За время, что он находился в лаборатории, воздух стал душным и ломким. Алая пасть атонара облизывалась огненным языком, отрыгивала саламандр — вертлявых существ, сотканных из чистого пламени, — и те взлетали к потолку, вычерчивая на нем причудливые узоры, похожие на гигантские распускающиеся цветы. После вспыхивали, гасли и падали под хрустким пеплом — чтобы сквозняк поднял его и бросил обратно в печь, — и там возрождались, и вылетали снова. И это был вечный цикл смертей и перерождений, и Генрих вдруг подумал, что умирать, наверное, не так уж страшно, если знать, что эта смерть не будет напрасной.
Но, пожалуйста, не Натаниэля. И точно не сейчас.
Генрих осознал, что стоит слишком близко к печи: кожа чувствовала непреходящий жар, а руки — увидел Генрих, — истекали искрами.
Натаниэль говорил, будто колбу нужно поместить в тепло, под нагретую печь, и оставить ее там на четырнадцать дней. Но есть ли у Генриха время?
Там, наверху, в пропахшей болезнью комнате умирал Натаниэль.
В далекой Равии ждал парализованный отец, преждевременно постаревший и сильно сдавший за последний год, совсем не похожий на того моложавого охотника, что являлся Генриху в бреду, когда в окне кровоточил закат и тьма нигредо становилось абсолютной белесой пустотой, а после вспыхивало алым пожаром.
Ревекка носила под сердцем ее — его! Их общего, — ребенка.
Мать с потемневшим лицом пила лаундаум от мигрени.
И где-то плакала его милая Маргарита… Ждала ли его? Помнила ли?
Vivum fluidum пожрет их всех. Простит ли себя за это Генрих?
Он вскинул лицо.
Над головой крутилась огненная карусель. Крохотные хлопья пепла падали Генриху на лоб, ладони жгло, но он не отпрянул, а только ближе придвинулся к печи.
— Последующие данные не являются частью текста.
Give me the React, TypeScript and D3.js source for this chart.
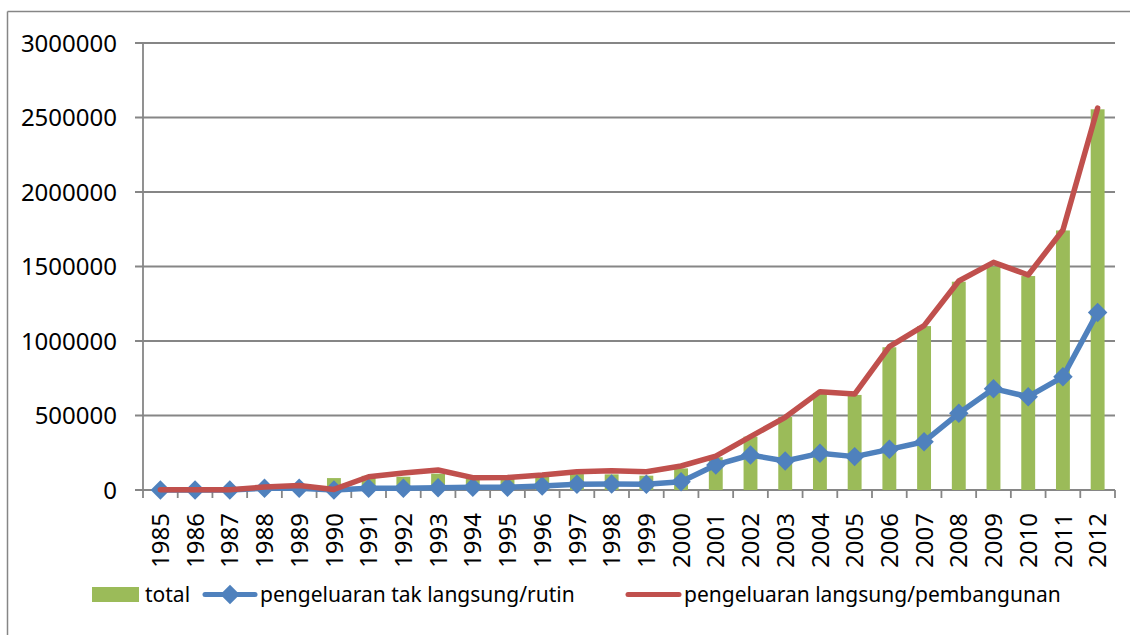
import React from 'react'
import * as d3 from 'd3'

// years on the category axis
const years = [
    '1985', '1986', '1987', '1988', '1989', '1990', '1991', '1992', '1993', '1994',
    '1995', '1996', '1997', '1998', '1999', '2000', '2001', '2002', '2003', '2004',
    '2005', '2006', '2007', '2008', '2009', '2010', '2011', '2012'
]

// total (bars)
const total = [
    5000, 3000, 4000, 25000, 35000, 80000, 95000, 89000, 110000, 80000,
    82000, 90000, 107000, 105000, 96000, 145000, 220000, 358000, 490000, 650000,
    638000, 958000, 1100000, 1398000, 1500000, 1436000, 1742000, 2555000
]

// pengeluaran tak langsung/rutin (blue line)
const rutin = [
    0, 0, 0, 11000, 12000, 0, 11000, 12000, 15000, 18000,
    19000, 27000, 38000, 40000, 38000, 56000, 168000, 235000, 195000, 246000,
    224000, 273000, 324000, 515000, 680000, 626000, 760000, 1192000
]

// pengeluaran langsung/pembangunan (red line)
const pembangunan = [
    2000, 2000, 2000, 20000, 30000, 4000, 89000, 114000, 134000, 83000,
    84000, 100000, 123000, 130000, 122000, 161000, 228000, 358000, 488000, 660000,
    644000, 962000, 1103000, 1403000, 1528000, 1443000, 1745000, 2563000
]

const yTicks = [0, 500000, 1000000, 1500000, 2000000, 2500000, 3000000]

const legendLabels = ['total', 'pengeluaran tak langsung/rutin', 'pengeluaran langsung/pembangunan']

const GREEN = '#9BBB59'
const BLUE = '#4F81BD'
const RED = '#C0504D'
const GRID = '#868686'
const FONT = '"Noto Sans", "Open Sans", sans-serif'

const W = 1130
const H = 635
const left = 143
const right = 1115
const top = 43
const bottom = 490

const App = () => {
    const x = d3.scaleBand().domain(years).range([left, right]).padding(0)
    const xBar = d3.scaleBand().domain(years).range([left, right]).paddingInner(0.6).paddingOuter(0.3)
    const y = d3.scaleLinear().domain([0, 3000000]).range([bottom, top])
    const cx = (yr: string) => (x(yr) as number) + x.bandwidth() / 2

    const line = d3.line<number>()
        .x((_, i) => cx(years[i]))
        .y((v) => y(v))

    const diamond = d3.symbol(d3.symbolSquare, 190)()

    const boundaries = years.map((yr) => x(yr) as number).concat([right])

    return (
        <div style={{ position: 'absolute', left: 0, top: 0 }}>
            <svg width={W} height={H} style={{ display: 'block', background: '#fff' }} fontFamily={FONT}>
                {/* outer chart border */}
                <line x1={7.5} x2={W} y1={11.5} y2={11.5} stroke={GRID} strokeWidth={1.5} />
                <line x1={7.5} x2={7.5} y1={11.5} y2={H} stroke={GRID} strokeWidth={1.5} />

                {/* gridlines + y labels */}
                {yTicks.map((t) => (
                    <g key={t}>
                        <line x1={left - 8} x2={right} y1={y(t)} y2={y(t)} stroke={GRID} strokeWidth={1.8} />
                        <text x={117} y={y(t)} dy="0.36em" textAnchor="end" fontSize={24} fill="#000">{t}</text>
                    </g>
                ))}

                {/* y axis line */}
                <line x1={left} x2={left} y1={top} y2={bottom} stroke={GRID} strokeWidth={1.8} />

                {/* x ticks */}
                {boundaries.map((b, i) => (
                    <line key={i} x1={b} x2={b} y1={bottom} y2={bottom + 8} stroke={GRID} strokeWidth={1.8} />
                ))}

                {/* bars */}
                {total.map((v, i) => (
                    <rect
                        key={i}
                        x={xBar(years[i])}
                        width={xBar.bandwidth()}
                        y={y(v)}
                        height={bottom - y(v)}
                        fill={GREEN}
                    />
                ))}

                {/* blue line with diamonds */}
                <path d={line(rutin) as string} fill="none" stroke={BLUE} strokeWidth={5.5} strokeLinejoin="round" />
                {rutin.map((v, i) => (
                    <path
                        key={i}
                        d={diamond as string}
                        fill={BLUE}
                        transform={`translate(${cx(years[i])}, ${y(v)}) rotate(45)`}
                    />
                ))}

                {/* red line */}
                <path d={line(pembangunan) as string} fill="none" stroke={RED} strokeWidth={5.5} strokeLinejoin="round" strokeLinecap="round" />

                {/* x labels */}
                {years.map((yr) => (
                    <text
                        key={yr}
                        transform={`translate(${cx(yr)}, 513) rotate(-90)`}
                        dy="0.36em"
                        textAnchor="end"
                        fontSize={24}
                        fill="#000"
                    >
                        {yr}
                    </text>
                ))}

                {/* legend */}
                <g>
                    <rect x={92} y={587} width={47} height={15} fill={GREEN} />
                    <text x={145} y={594.5} dy="0.36em" fontSize={21} fill="#000">{legendLabels[0]}</text>

                    <line x1={205} x2={255} y1={594.5} y2={594.5} stroke={BLUE} strokeWidth={5} strokeLinecap="round" />
                    <path d={diamond as string} fill={BLUE} transform="translate(230, 594.5) rotate(45)" />
                    <text x={260} y={594.5} dy="0.36em" fontSize={21} fill="#000">{legendLabels[1]}</text>

                    <line x1={628} x2={679} y1={594.5} y2={594.5} stroke={RED} strokeWidth={5} strokeLinecap="round" />
                    <text x={684} y={594.5} dy="0.36em" fontSize={21} fill="#000">{legendLabels[2]}</text>
                </g>
            </svg>
        </div>
    )
}

export default App
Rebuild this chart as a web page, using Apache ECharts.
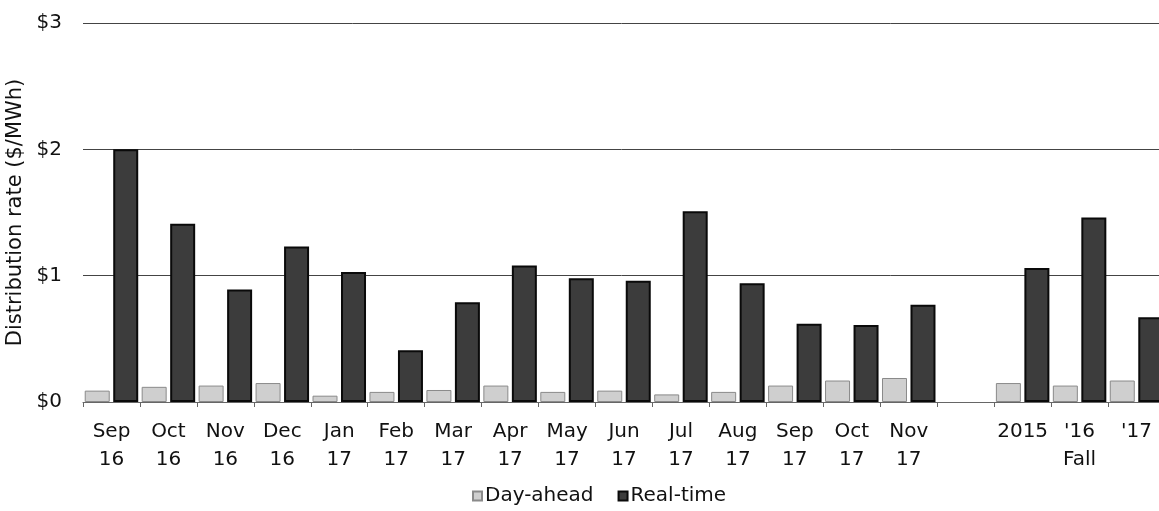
<!DOCTYPE html>
<html>
<head>
<meta charset="utf-8">
<script src="https://cdn.jsdelivr.net/npm/echarts@6/dist/echarts.min.js"></script>
<style>
  html, body { margin: 0; padding: 0; background: #fff; }
  #chart { width: 1159px; height: 511px; }
</style>
</head>
<body>
<div id="chart"></div>
<script>
// months, a blank spacer slot, then the three fall averages
const categories = [
  'Sep\n16', 'Oct\n16', 'Nov\n16', 'Dec\n16', 'Jan\n17', 'Feb\n17', 'Mar\n17', 'Apr\n17',
  'May\n17', 'Jun\n17', 'Jul\n17', 'Aug\n17', 'Sep\n17', 'Oct\n17', 'Nov\n17',
  '', '2015', "'16\nFall", "'17"
];
const dayAhead = [0.09, 0.12, 0.13, 0.15, 0.05, 0.08, 0.095, 0.13, 0.08, 0.09, 0.06, 0.08, 0.13, 0.17, 0.19, null, 0.15, 0.13, 0.17];
const realTime = [2.0, 1.41, 0.89, 1.23, 1.03, 0.41, 0.79, 1.08, 0.98, 0.96, 1.51, 0.94, 0.62, 0.61, 0.77, null, 1.06, 1.46, 0.67];
const yTicks = [0, 1, 2, 3];

const font = '"DejaVu Sans", sans-serif';
const chart = echarts.init(document.getElementById('chart'));

chart.setOption({
  animation: false,
  textStyle: { fontFamily: font },
  grid: { left: 83, right: -6, top: 23, bottom: 109, outerBoundsMode: 'none' },
  legend: {
    top: 481,
    left: 467,
    icon: 'rect',
    itemWidth: 9,
    itemHeight: 9,
    itemGap: 24,
    textStyle: { fontFamily: font, fontSize: 20, color: '#111', padding: [0, 0, 0, -2] },
    data: ['Day-ahead', 'Real-time']
  },
  xAxis: {
    type: 'category',
    data: categories,
    axisLine: { lineStyle: { color: '#666', width: 1 } },
    axisTick: { show: true, length: 5, lineStyle: { color: '#666' } },
    axisLabel: {
      interval: 0,
      fontFamily: font,
      fontSize: 20,
      color: '#111',
      lineHeight: 28,
      margin: 16
    }
  },
  yAxis: {
    type: 'value',
    min: yTicks[0],
    max: yTicks[yTicks.length - 1],
    interval: 1,
    name: 'Distribution rate ($/MWh)',
    nameLocation: 'middle',
    nameGap: 54,
    nameTextStyle: { fontFamily: font, fontSize: 21, color: '#111' },
    axisLine: { show: false },
    axisTick: { show: false },
    axisLabel: {
      fontFamily: font,
      fontSize: 20,
      color: '#111',
      margin: 21,
      formatter: v => '$' + v
    },
    splitLine: { lineStyle: { color: '#444', width: 1 } }
  },
  series: [
    {
      name: 'Day-ahead',
      type: 'bar',
      data: dayAhead,
      barWidth: 25,
      barGap: '14%',
      itemStyle: { color: '#cfcfcf', borderColor: '#8a8a8a', borderWidth: 1 }
    },
    {
      name: 'Real-time',
      type: 'bar',
      data: realTime,
      barWidth: 25,
      itemStyle: { color: '#3c3c3c', borderColor: '#0a0a0a', borderWidth: 2 }
    }
  ]
});
</script>
</body>
</html>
Все начинается огнем и им заканчивается. Все исчезает в нем и в нем же возрождается.
Подавшись вперед, Генрих погрузил руки в жерло атонара.
И пламя, раздирающее его изнутри, прорвалось сквозь кожу.
Огненная волна ударила Генриха в лицо. Он инстинктивно отпрянул, ощущая запах паленых волос и обожженной кожи, и выпустил колбу из рук.
Она упала в золу, и не разбилась. И хотя стеклянные стенки раскалились добела, но чудом не оплавились, и не испарилась, зато вскипела грязно-розовая кашица внутри.
Не веря своим глазам, Генрих наблюдал, как гуща становится водой, как грязная пена выкипает через растопленную восковую пробку, а на дне остается жидкость прозрачная как ключевая вода, ставшая сперва ярко-лимонной, а потом рубиновой как вино. Все больше нагреваясь в печи, жидкость потемнела, а потом вдруг вспыхнула изнутри целым фонтаном искр — и Генрих понял, что видит невооруженным глазом.